Nowadays, outside of developers, does anybody really get excited about new OS launches anymore? Now the excitement is on the services that reside out on the Web -- be it social networks or cloud-based services. Often anymore, the OS just seems like something that gets in the way.

That's why Mat Honan's latest post on Gizmodo was so intriguing -- suggesting that Apple's now-available iCloud represents the beginning of an era of computing without computers:

"For some of us, iCloud means we're never buying another computer, and for the rest of us, iCloud will be the end of computing as we have always known it.... In the past ten years, [computers have] lept forward again and become easier than ever, but have still remained folder and hierarchy based. You have to have at least some basic understanding of how information is organized on them.... There are no more file systems and folders to manage. It doesn't matter where you save something, you just start an app and there's your data. Here are your pictures, your music, your documents and movies. Here are your apps and maps and all the things you care about. You don't need to look for them, or move them from place to place. There's no more manual syncing. No more worrying about backups. No more dragging and dropping one thing from one place to another. All you have to do now is hit the power button.
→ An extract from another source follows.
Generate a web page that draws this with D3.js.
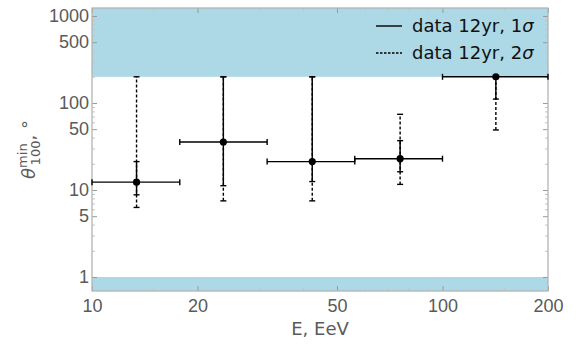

That's it."

iCloud enables people to simply turn their screens on and there are their apps, services and data, all ready to go, Honan says, adding that "the logical end goal of iCloud is, of course, replacing the operating system itself. No more iOS, no more OS X, no more Windows. There are just the devices you turn on or off, and the data they store. iCloud is computing without the computing."
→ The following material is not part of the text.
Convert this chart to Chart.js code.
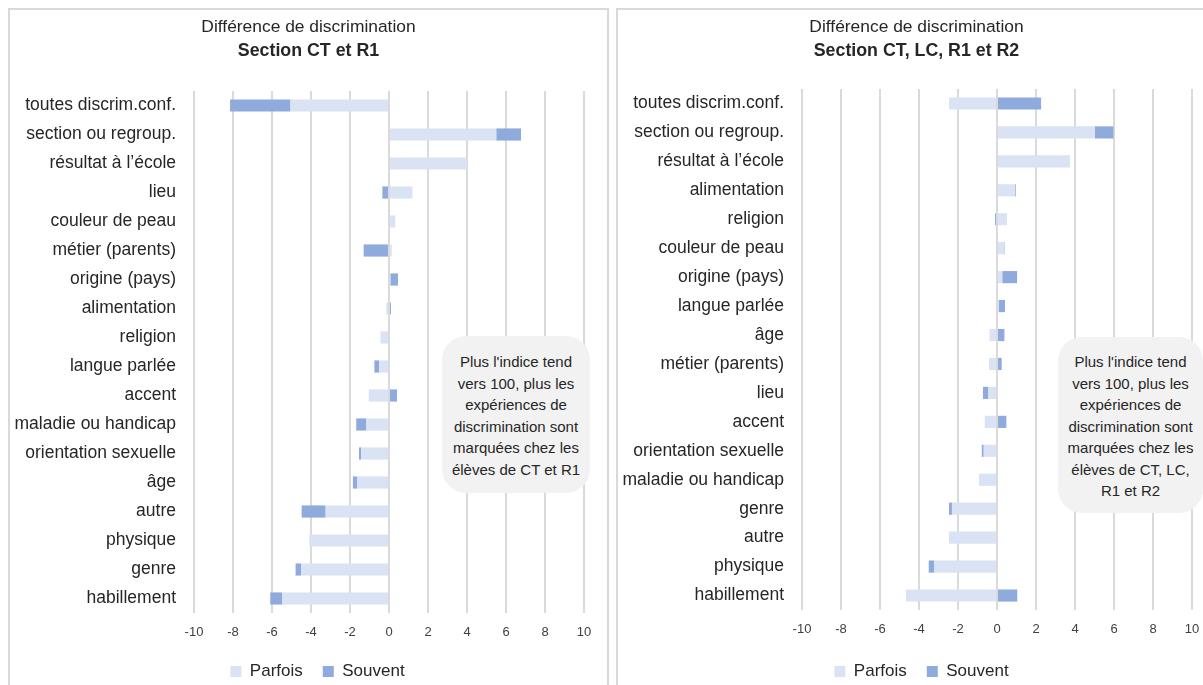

iCloud, which went live on October 12th, is a synchronizing service for Apple devices, an online storage service, a photo-sharing service, and an online backup service, among other things.
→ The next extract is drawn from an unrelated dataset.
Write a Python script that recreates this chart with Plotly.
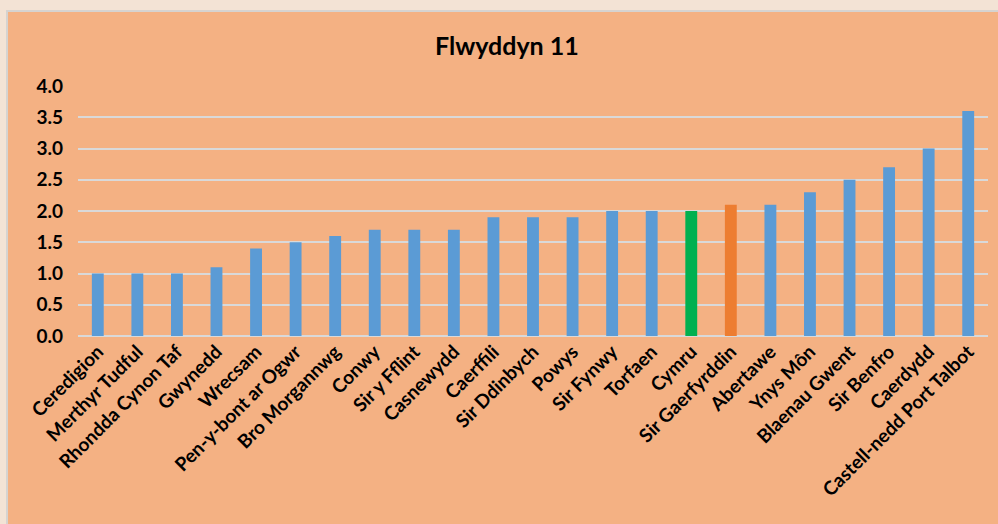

I don't know if iCloud will end computing as we know it, but it's certainly part of a trend that's been accelerating since the iPhone was first introduced a few years ago.  The appeal of smartphones and tablets, along with their form factor, is the fact that you can turn them on, and they just work. No long boots, no visible patch downloads, no wondering about drivers, no fussing with settings.

The industry has long flirted with the vision of low-end computers that act as relatively simple interfaces to the wider network. In the late 1990s, IBM, Oracle and Sun Microsystems floated the idea of a diskless "network computer," mainly for users within enterprises, that connected to the Internet for everything from browsing to word processing. But PC prices dropped, and the economics of network computing collapsed. In some ways, smartphones and tablet computers are picking up where network computers left off.

The operating system will never entirely go away, of course. It will just be less obvious. Even with iCloud and all the other cloud services that are available, we still need something to keep our client devices running as they should, while supporting resident browsers or apps. But with the combination of mobile devices and the cloud, the momentum is clearly going in the direction of computing without the computer.

UPDATE: A reader suggests a greater clarification -- that the trends discussed in this article address the graphical user interface (GUI) and window manager function of the operating system, and not the core OS itself . As stated above, OSes themselves will not go away any time in the foreseeable future -- every device or platform needs them for basic functions. In fact, even if a user turns on his or screen to access cloud (or iCloud) apps, there is still a full OS running behind that screen in the device. Increasingly, GUIs are shielding users from the behind-the-scenes "plumbing" and complexities of OSes, making them appear to be invisible.